Notes & Quotes
“The direction of history is no longer determined by the individual but by the masses. We are shoved, rushed, swept away. We are the victims of history.”
— Franza Kafka
“For the secret of man’s being is not only to live, but to have something to live for. Without a stable conception of the object of life, man would not consent to go on living, and would rather destroy himself than remain on earth, though he had bread in abundance.”
— Ivan, in The Brothers Karamazov, Dostoevsky
“Life has no meaning except in terms of responsibility.”
— Reinhold Niebuhr
“Men who have thus lost themselves become ideal candidates for manipulation by others.” — George Roche
“The great drive in life is not pleasure, but meaning.” — Victor Frankl
“Above all, it’s the acceleration of change, itself, which marks our moment in history.” — Alvin Toffler
This 1975 Harper’s mag, found in my garage, caught my eye. You’ll notice the feature asking if college is worth the price tag. They’d be shocked at what an education costs today, I’m sure. It shows that some stories never go out of style.
Likewise the word Narcissism leaps from the page. Narcissist became a popular insult in recent years again to make sure people with confidence don’t swagger too much.The word, or idea it conveys, brings to mind an Oscar Wilde fairy tale called The Disciple which I shared here at one time.

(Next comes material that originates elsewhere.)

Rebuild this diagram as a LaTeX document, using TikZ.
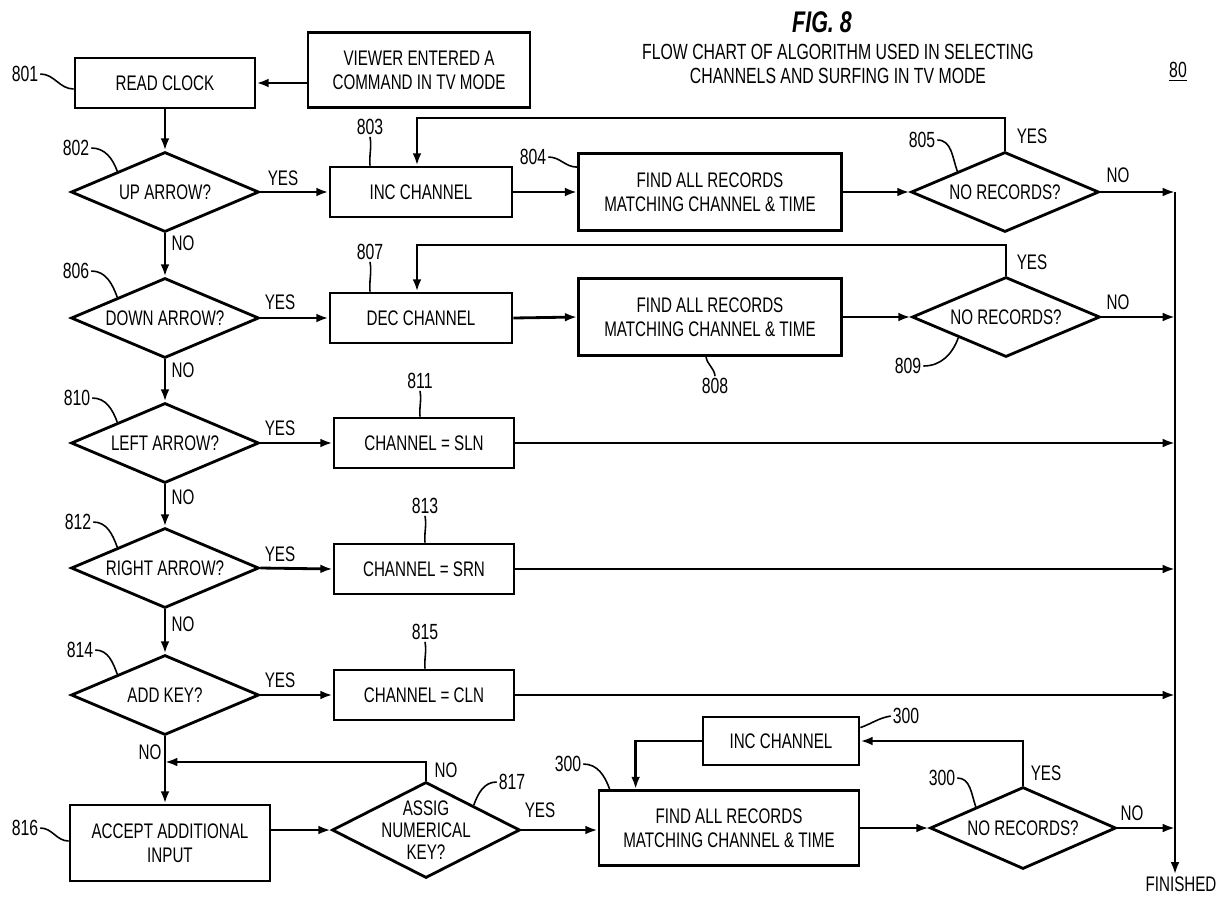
\documentclass[tikz,border=0pt]{standalone}
\usepackage{fontspec}
\setmainfont{Liberation Sans}[FakeStretch=0.72]
\usetikzlibrary{shapes.geometric,arrows.meta,calc}

\begin{document}
\begin{tikzpicture}[
  x=0.02cm, y=-0.02cm,
  pbox/.style={rectangle, draw, line width=1.6pt, inner sep=2pt, align=center, font=\fontsize{12}{13.5}\selectfont},
  pdia/.style={diamond, draw, line width=1.6pt, inner sep=0pt, aspect=2.3, minimum width=3.76cm, minimum height=1.6cm, align=center, font=\fontsize{12}{13.5}\selectfont},
  ref/.style={font=\fontsize{12.5}{14}\selectfont, inner sep=1pt},
  yn/.style={font=\fontsize{12}{13}\selectfont, inner sep=1pt},
  flow/.style={line width=1.6pt, -{Latex[length=7pt,width=5pt]}},
  lead/.style={line width=0.9pt}
]
  \useasboundingbox (0,0) rectangle (1222,896);

  % Titel
  \node[font=\fontsize{17}{19}\selectfont\bfseries\itshape, inner sep=1pt] (fig) at (822,22) {FIG.\ 8};
  \node[font=\fontsize{12.5}{13.5}\selectfont, align=center, inner sep=1pt] (title) at (838,64) {FLOW CHART OF ALGORITHM USED IN SELECTING\\CHANNELS AND SURFING IN TV MODE};
  \node[ref] (fignum) at (1178,72) {\underline{80}};

  % Start
  \node[pbox, minimum width=3.6cm, minimum height=1cm] (readclock) at (165,83) {READ CLOCK};
  \node[pbox, minimum width=4.44cm, minimum height=1.5cm] (viewer) at (419,70) {VIEWER ENTERED A\\COMMAND IN TV MODE};
  \draw[flow] (readclock.east -| viewer.west) -- (readclock.east);
  \node[ref] (l801) at (25,74) {801};
  \draw[lead] (l801.east) to[out=0,in=180] ($(readclock.west)+(0,6)$);

  % Radek UP ARROW
  \node[pdia] (d802) at (165,192) {UP ARROW?};
  \node[pbox, minimum width=3.64cm, minimum height=1cm] (inc) at (421,192) {INC CHANNEL};
  \node[pbox, minimum width=5.26cm, minimum height=1.54cm] (find804) at (710,192) {FIND ALL RECORDS\\MATCHING CHANNEL \& TIME};
  \node[pdia] (d805) at (1005,192) {NO RECORDS?};
  \draw[flow] (readclock.south) -- (d802.north);
  \draw[flow] (d802.east) -- (inc.west);
  \draw[flow] (inc.east) -- (find804.west);
  \draw[flow] (find804.east) -- (d805.west);
  \coordinate (fb805) at (417,118);
  \draw[flow] (d805.north) |- (fb805) -- (fb805 |- inc.north);
  \node[yn] (y802) at (283,178) {YES};
  \node[yn] (y805) at (1032,136) {YES};
  \node[yn] (n805) at (1118,175) {NO};
  \node[ref] (l802) at (76,148) {802};
  \draw[lead] (l802.east) to[out=0,in=110] (d802.north west);
  \node[ref] (l803) at (370,127) {803};
  \draw[lead] (l803.south) to[out=-80,in=95] (l803.south |- inc.north);
  \node[ref] (l804) at (533,157) {804};
  \draw[lead] (l804.east) to[out=0,in=180] ($(find804.north west)+(0,15)$);
  \node[ref] (l805) at (922,140) {805};
  \draw[lead] (l805.east) to[out=0,in=110] (d805.north west);

  % Radek DOWN ARROW
  \node[pdia] (d806) at (165,318) {DOWN ARROW?};
  \node[pbox, minimum width=3.64cm, minimum height=1cm] (dec) at (421,318) {DEC CHANNEL};
  \node[pbox, minimum width=5.26cm, minimum height=1.54cm] (find808) at (710,317) {FIND ALL RECORDS\\MATCHING CHANNEL \& TIME};
  \node[pdia] (d809) at (1006,317) {NO RECORDS?};
  \draw[flow] (d802.south) -- (d806.north);
  \draw[flow] (d806.east) -- (dec.west);
  \draw[flow] (dec.east) -- (find808.west);
  \draw[flow] (find808.east) -- (d809.west);
  \coordinate (fb809) at (417,245);
  \draw[flow] (d809.north) |- (fb809) -- (fb809 |- dec.north);
  \node[yn] (n802) at (183,243) {NO};
  \node[yn] (y806) at (280,302) {YES};
  \node[yn] (y809) at (1032,262) {YES};
  \node[yn] (n809) at (1118,302) {NO};
  \node[ref] (l806) at (76,271) {806};
  \draw[lead] (l806.east) to[out=0,in=110] (d806.north west);
  \node[ref] (l807) at (370,252) {807};
  \draw[lead] (l807.south) to[out=-80,in=95] (l807.south |- dec.north);
  \node[ref] (l808) at (715,386) {808};
  \draw[lead] (l808.north) to[out=95,in=-80] ($(find808.south)+(-4,0)$);
  \node[ref] (l809) at (908,366) {809};
  \draw[lead] (l809.east) to[out=0,in=-110] (d809.south west);

  % Radek LEFT ARROW
  \node[pdia] (d810) at (165,443) {LEFT ARROW?};
  \node[pbox, minimum width=3.6cm, minimum height=1cm] (sln) at (424,443) {CHANNEL = SLN};
  \draw[flow] (d806.south) -- (d810.north);
  \draw[flow] (d810.east) -- (sln.west);
  \node[yn] (n806) at (183,370) {NO};
  \node[yn] (y810) at (280,428) {YES};
  \node[ref] (l810) at (77,398) {810};
  \draw[lead] (l810.east) to[out=0,in=110] (d810.north west);
  \node[ref] (l811) at (420,381) {811};
  \draw[lead] (l811.south) to[out=-80,in=95] (l811.south |- sln.north);

  % Radek RIGHT ARROW
  \node[pdia] (d812) at (165,568) {RIGHT ARROW?};
  \node[pbox, minimum width=3.6cm, minimum height=1cm] (srn) at (424,569) {CHANNEL = SRN};
  \draw[flow] (d810.south) -- (d812.north);
  \draw[flow] (d812.east) -- (srn.west);
  \node[yn] (n810) at (183,497) {NO};
  \node[yn] (y812) at (280,554) {YES};
  \node[ref] (l812) at (78,522) {812};
  \draw[lead] (l812.east) to[out=0,in=110] (d812.north west);
  \node[ref] (l813) at (425,506) {813};
  \draw[lead] (l813.south) to[out=-80,in=95] (l813.south |- srn.north);

  % Radek ADD KEY
  \node[pdia] (d814) at (165,695) {ADD KEY?};
  \node[pbox, minimum width=3.6cm, minimum height=1cm] (cln) at (424,695) {CHANNEL = CLN};
  \draw[flow] (d812.south) -- (d814.north);
  \draw[flow] (d814.east) -- (cln.west);
  \node[yn] (n812) at (183,624) {NO};
  \node[yn] (y814) at (280,680) {YES};
  \node[ref] (l814) at (80,650) {814};
  \draw[lead] (l814.east) to[out=0,in=110] (d814.north west);
  \node[ref] (l815) at (425,632) {815};
  \draw[lead] (l815.south) to[out=-80,in=95] (l815.south |- cln.north);

  % Ciselna klavesa
  \node[pbox, minimum width=4cm, minimum height=1.52cm] (accept) at (170,843) {ACCEPT ADDITIONAL\\INPUT};
  \node[pdia, minimum height=1.92cm,
        label={[align=center, font=\fontsize{12}{12.5}\selectfont]center:ASSIG\\NUMERICAL\\KEY?}] (d817) at (426,830) {};
  \node[pbox, minimum width=5.2cm, minimum height=1.5cm] (find300) at (729,828) {FIND ALL RECORDS\\MATCHING CHANNEL \& TIME};
  \node[pbox, minimum width=3.12cm, minimum height=0.96cm] (inc300) at (781,741) {INC CHANNEL};
  \node[pdia, minimum height=1.64cm, minimum width=3.72cm] (d300) at (1023,828) {NO RECORDS?};
  \draw[flow] (d814.south) -- (d814.south |- accept.north);
  \draw[flow] (d817.west -| accept.east) -- (d817.west);
  \coordinate (j817) at (165,762);
  \draw[flow] (d817.north) |- (j817);
  \draw[flow] (d817.east) -- (d817.east -| find300.west);
  \draw[flow] (find300.east |- d300.west) -- (d300.west);
  \draw[flow] (d300.north) |- (inc300.east);
  \draw[flow] (inc300.west) -| ($(find300.north west)+(38,0)$);
  \node[yn] (n814) at (150,752) {NO};
  \node[yn] (n817) at (446,770) {NO};
  \node[yn] (y817) at (540,810) {YES};
  \node[yn] (y300) at (1046,773) {YES};
  \node[yn] (n300) at (1132,813) {NO};
  \node[ref] (l816) at (25,828) {816};
  \draw[lead] (l816.east) to[out=0,in=180] ($(accept.west)+(0,-2)$);
  \node[ref] (l817) at (512,782) {817};
  \draw[lead] (l817.west) to[out=180,in=70] (d817.north east);
  \node[ref] (l300a) at (906,716) {300};
  \draw[lead] (l300a.west) to[out=190,in=20] ($(inc300.north east)+(0,12)$);
  \node[ref] (l300b) at (568,764) {300};
  \draw[lead] (l300b.east) to[out=0,in=110] ($(find300.north west)+(12,0)$);
  \node[ref] (l300c) at (942,778) {300};
  \draw[lead] (l300c.east) to[out=0,in=110] (d300.north west);

  % Sberna cara
  \coordinate (bus) at (1175,192);
  \node[yn] (finished) at (1181,884) {FINISHED};
  \draw[flow] (bus) -- (bus |- finished.north);
  \draw[flow] (d805.east) -- (d805.east -| bus);
  \draw[flow] (d809.east) -- (d809.east -| bus);
  \draw[flow] (sln.east) -- (sln.east -| bus);
  \draw[flow] (srn.east) -- (srn.east -| bus);
  \draw[flow] (cln.east) -- (cln.east -| bus);
  \draw[flow] (d300.east) -- (d300.east -| bus);
\end{tikzpicture}
\end{document}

Varieties of thumb drives, Post It notes, my grandfathers government-issued, embossed-copper Social Security “card,” four Polaroid photos with the words, “This is where I live” scrawled on one (but who they’re from I can’t recall), back up drives, numerous pads of paper, old magazines from the 70s — The Atlantic, Harper’s National Review — greetings cards, birthday cards and thank you notes from friends and loved ones, a few fingernail clippings, a golf tee, more Post It notes, containers with junk and knick knacks from the last time I cleaned extensively.
Got sidetracked. Found myself reading a few stories on Medium. Here is a sentence by Harris Sockel that caught my eye, and someone else’s as well because they highlighted it:
A friend told me a story recently — nothing horrible, just the kind of minor tragedy that doesn’t qualify as a tragedy and probably never should.
It was found in the middle of a three minute read titled “How To Make Potatoes When The Universe Is Out Of Your Control.” Nice title.
And finally, another quote from Swiss psychologist and author Paul Tournier’s The Spirit of Adventure:
“The timidest pen-pushing clerk will disclose under psychoanalysis … a secret nostalgia for the adventure which he has sacrificed to security.”
Meantime, life goes on. May your adventures be many and your memories fond.